If it capitalises only ₹5,00,000 (tax component charged to ITC ledger) → ITC of ₹90,000 is available.

⚠️ Common exam mistakes

  • Believing that an unregistered person can claim ITC — only a registered person is eligible.
  • Claiming ITC on receipt of the first lot when goods are supplied in instalments against a single invoice — ITC is allowed only on receipt of the LAST lot.
  • Claiming both depreciation on the tax component AND ITC — this is specifically prohibited.
  • Ignoring the GSTR-2B reflection requirement — even if the recipient has the invoice, ITC is not available unless it appears in GSTR-2B.
  • Forgetting that in a Bill-to-Ship-to transaction, the 'bill to' party (not the 'ship to' party) is entitled to ITC.
  • Assuming ITC is allowed without furnishing GSTR-3B — return furnishing is a mandatory condition.

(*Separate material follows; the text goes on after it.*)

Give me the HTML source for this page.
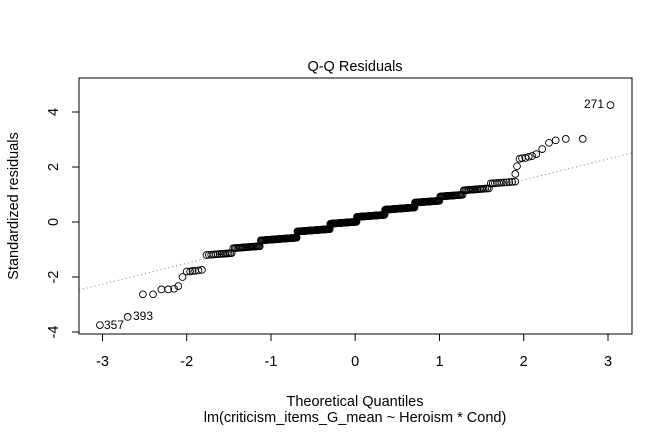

Bare-Act text Section 16(2) · Central Goods and Services Tax Act, 2017 · click to expand
Section 16(2): Notwithstanding anything contained in this section, no registered person shall be entitled to the credit of any input tax in respect of any supply of goods or services or both to him unless,— (a) he is in possession of a tax invoice or debit note issued by a supplier registered under this Act, or such other tax paying documents as may be prescribed; (aa) the details of the invoice or debit note referred to in clause (a) has been furnished by the supplier in the statement of outward supplies and such details have been communicated to the recipient of such invoice or debit note in the manner specified under section 37; (b) he has received the goods or services or both; (c) subject to the provisions of section 41, the tax charged in respect of such supply has been actually paid to the Government, either in cash or through utilisation of input tax credit admissible in respect of the said supply; and (d) he has furnished the return under section 39.